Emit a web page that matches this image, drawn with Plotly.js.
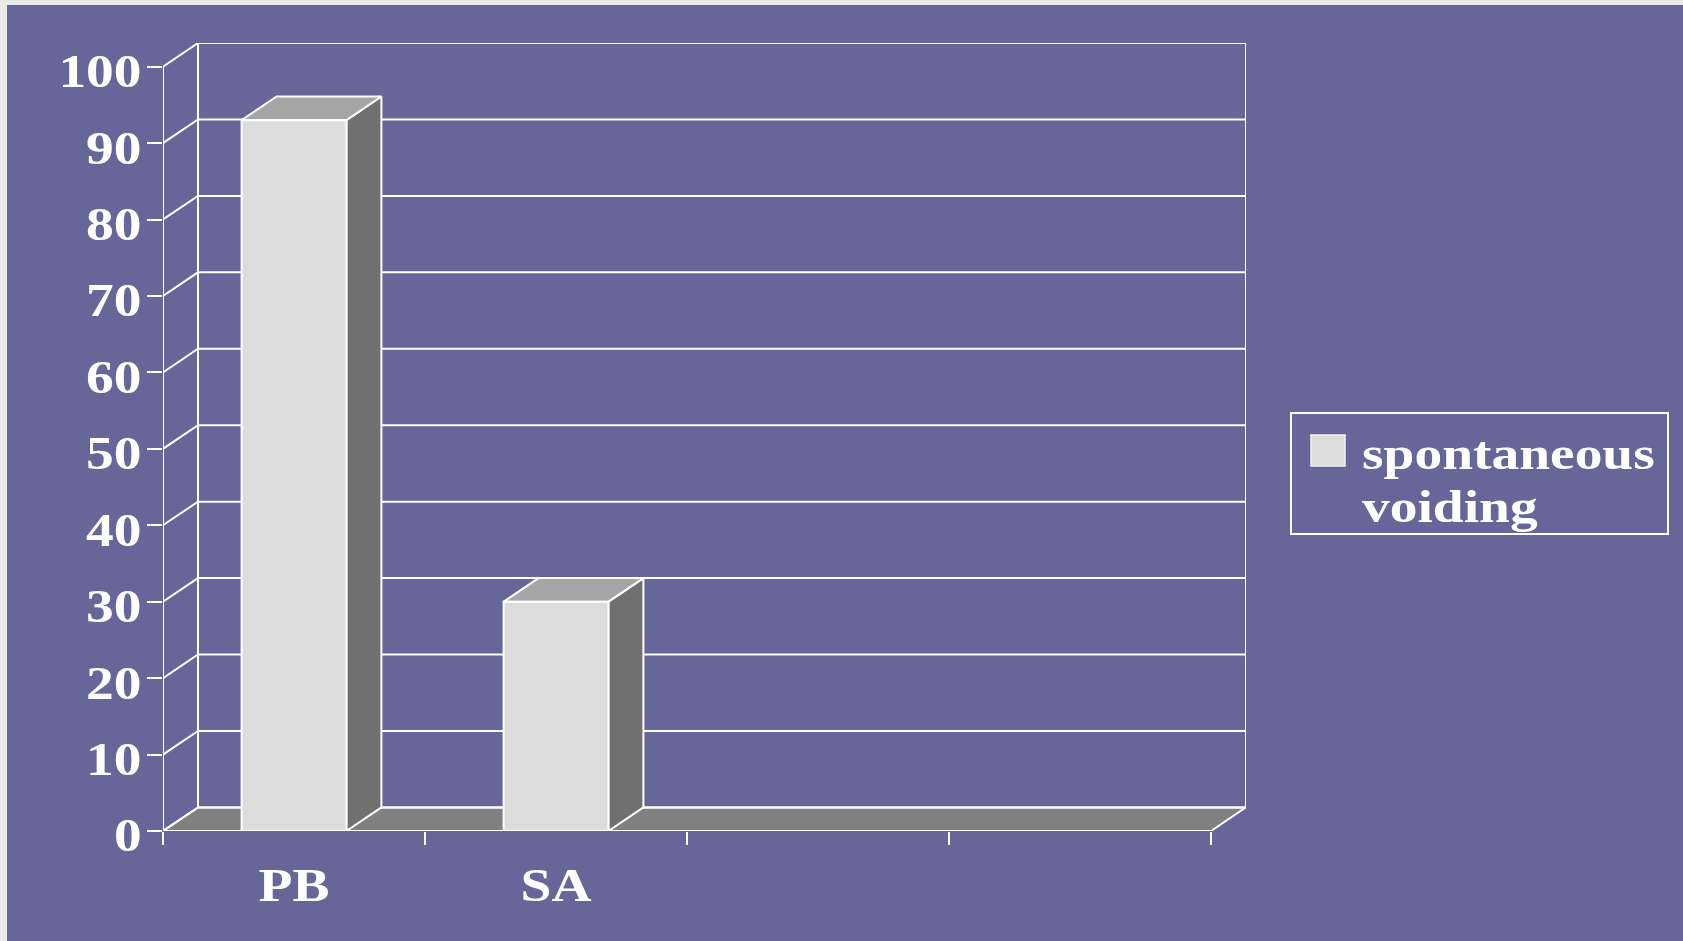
<!DOCTYPE html>
<html>
<head>
<meta charset="utf-8">
<script src="https://cdn.plot.ly/plotly-3.0.1.min.js"></script>
<style>
  html, body { margin: 0; padding: 0; background: #e9e9e9; width: 1683px; height: 941px; overflow: hidden; }
  #chart { position: absolute; left: 7px; top: 5px; width: 1676px; height: 936px; }
</style>
</head>
<body>
<div id="chart"></div>
<script>
// ---- data ----
const categories = ['PB', 'SA'];
const xTickLabels = ['PB', 'SA', '', ''];
const spontaneousVoiding = [93, 30];
const seriesName = ['spontaneous', 'voiding'];
const yTickValues = [0, 10, 20, 30, 40, 50, 60, 70, 80, 90, 100];

// ---- geometry / style ----
const W = 1676, H = 936;
const margin = { l: 156, r: 437, t: 38, b: 110 };
const slots = xTickLabels.length;
const yMax = yTickValues[yTickValues.length - 1];
const DX = 0.1336;   // depth of the box, x axis units
const DY = 3.09;     // depth of the box, y axis units
const GAP = 1.5;     // gap width relative to bar width
const barW = 1 / (1 + GAP);
const STRETCH = 1.18; // wide serif lettering

const BG = '#666699';
const EDGE = { color: '#ffffff', width: 2 };
const FRONT = '#dcdcdc', SIDE = '#707070', TOP = '#a5a5a5', FLOOR = '#808080';
const FONT = { family: 'Liberation Serif, Times New Roman, serif', size: 47, color: '#ffffff', weight: 'bold' };

const traces = [];

function face(xs, ys, color) {
  traces.push({
    type: 'scatter', mode: 'lines',
    x: xs.concat([xs[0]]), y: ys.concat([ys[0]]),
    fill: 'toself', fillcolor: color,
    line: EDGE, hoverinfo: 'skip', showlegend: false
  });
}

// floor
face([0, slots, slots + DX, DX], [0, 0, DY, DY], FLOOR);

// back wall gridlines, side wall diagonals, wall edges and front axis line
const gx = [], gy = [];
yTickValues.forEach(v => {
  gx.push(0, DX, slots + DX, null);
  gy.push(v, v + DY, v + DY, null);
});
gx.push(DX, DX, null, slots + DX, slots + DX, null, 0, 0, null);
gy.push(DY, yMax + DY, null, DY, yMax + DY, null, 0, yMax, null);
traces.push({ type: 'scatter', mode: 'lines', x: gx, y: gy, line: EDGE, hoverinfo: 'skip', showlegend: false });

// 3D columns
spontaneousVoiding.forEach((v, i) => {
  const a = i + (1 - barW) / 2, b = a + barW;
  face([b, b + DX, b + DX, b], [0, DY, v + DY, v], SIDE);
  face([a, b, b + DX, a + DX], [v, v, v + DY, v + DY], TOP);
  face([a, b, b, a], [0, 0, v, v], FRONT);
});

// legend built in paper coordinates from pixel positions
const pw = W - margin.l - margin.r, ph = H - margin.t - margin.b;
const px = x => (x - margin.l) / pw;
const py = y => (H - margin.b - y) / ph;

const shapes = [
  { type: 'rect', xref: 'paper', yref: 'paper', x0: px(1284), x1: px(1661), y0: py(529), y1: py(408),
    line: EDGE, fillcolor: 'rgba(0,0,0,0)' },
  { type: 'rect', xref: 'paper', yref: 'paper', x0: px(1304), x1: px(1338), y0: py(461), y1: py(430),
    line: { color: '#f4f4f4', width: 1.5 }, fillcolor: FRONT }
];
const annotations = seriesName.map((t, k) => ({
  xref: 'paper', yref: 'paper', x: px(1354), y: py(448 + k * 53),
  xanchor: 'left', yanchor: 'middle', align: 'left', text: t, showarrow: false, borderpad: 0, font: FONT
}));

const centers = xTickLabels.map((_, i) => i + 0.5);
const bounds = Array.from({ length: slots + 1 }, (_, i) => i);

const layout = {
  width: W, height: H,
  margin: margin,
  paper_bgcolor: BG, plot_bgcolor: BG,
  showlegend: false, hovermode: false,
  xaxis: {
    range: [0, slots + DX], tickmode: 'array', tickvals: centers, ticktext: xTickLabels,
    ticks: '', showgrid: false, zeroline: false, showline: false,
    tickfont: FONT, ticklabelstandoff: 22, fixedrange: true,
    minor: { tickmode: 'array', tickvals: bounds, ticks: 'outside', ticklen: 13, tickwidth: 2, tickcolor: '#ffffff', showgrid: false }
  },
  yaxis: {
    range: [0, yMax + DY], tickmode: 'array', tickvals: yTickValues,
    ticks: 'outside', ticklen: 15, tickwidth: 2, tickcolor: '#ffffff',
    showgrid: false, zeroline: false, showline: false,
    tickfont: FONT, ticklabelstandoff: -4, ticklabelshift: 4, fixedrange: true
  },
  shapes: shapes,
  annotations: annotations
};

Plotly.newPlot('chart', traces, layout, { staticPlot: true, displayModeBar: false }).then(gd => {
  // widen the lettering while keeping each label anchored in place
  gd.querySelectorAll('.xtick text, .ytick text, .annotation-text').forEach(t => {
    const w = t.getComputedTextLength();
    if (w > 0) {
      t.setAttribute('textLength', (w * STRETCH).toFixed(1));
      t.setAttribute('lengthAdjust', 'spacingAndGlyphs');
    }
  });
});
</script>
</body>
</html>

● ● ● ● ●

- Task: Repeat the listing above exactly from its first line to the line containing "gy, line: EDGE, hoverinfo: 'skip', showlegend: false", both included, and omit the pictures.

- Exercise response:
Emit a web page that matches this image, drawn with Plotly.js.
<!DOCTYPE html>
<html>
<head>
<meta charset="utf-8">
<script src="https://cdn.plot.ly/plotly-3.0.1.min.js"></script>
<style>
  html, body { margin: 0; padding: 0; background: #e9e9e9; width: 1683px; height: 941px; overflow: hidden; }
  #chart { position: absolute; left: 7px; top: 5px; width: 1676px; height: 936px; }
</style>
</head>
<body>
<div id="chart"></div>
<script>
// ---- data ----
const categories = ['PB', 'SA'];
const xTickLabels = ['PB', 'SA', '', ''];
const spontaneousVoiding = [93, 30];
const seriesName = ['spontaneous', 'voiding'];
const yTickValues = [0, 10, 20, 30, 40, 50, 60, 70, 80, 90, 100];

// ---- geometry / style ----
const W = 1676, H = 936;
const margin = { l: 156, r: 437, t: 38, b: 110 };
const slots = xTickLabels.length;
const yMax = yTickValues[yTickValues.length - 1];
const DX = 0.1336;   // depth of the box, x axis units
const DY = 3.09;     // depth of the box, y axis units
const GAP = 1.5;     // gap width relative to bar width
const barW = 1 / (1 + GAP);
const STRETCH = 1.18; // wide serif lettering

const BG = '#666699';
const EDGE = { color: '#ffffff', width: 2 };
const FRONT = '#dcdcdc', SIDE = '#707070', TOP = '#a5a5a5', FLOOR = '#808080';
const FONT = { family: 'Liberation Serif, Times New Roman, serif', size: 47, color: '#ffffff', weight: 'bold' };

const traces = [];

function face(xs, ys, color) {
  traces.push({
    type: 'scatter', mode: 'lines',
    x: xs.concat([xs[0]]), y: ys.concat([ys[0]]),
    fill: 'toself', fillcolor: color,
    line: EDGE, hoverinfo: 'skip', showlegend: false
  });
}

// floor
face([0, slots, slots + DX, DX], [0, 0, DY, DY], FLOOR);

// back wall gridlines, side wall diagonals, wall edges and front axis line
const gx = [], gy = [];
yTickValues.forEach(v => {
  gx.push(0, DX, slots + DX, null);
  gy.push(v, v + DY, v + DY, null);
});
gx.push(DX, DX, null, slots + DX, slots + DX, null, 0, 0, null);
gy.push(DY, yMax + DY, null, DY, yMax + DY, null, 0, yMax, null);
traces.push({ type: 'scatter', mode: 'lines', x: gx, y: gy, line: EDGE, hoverinfo: 'skip', showlegend: false });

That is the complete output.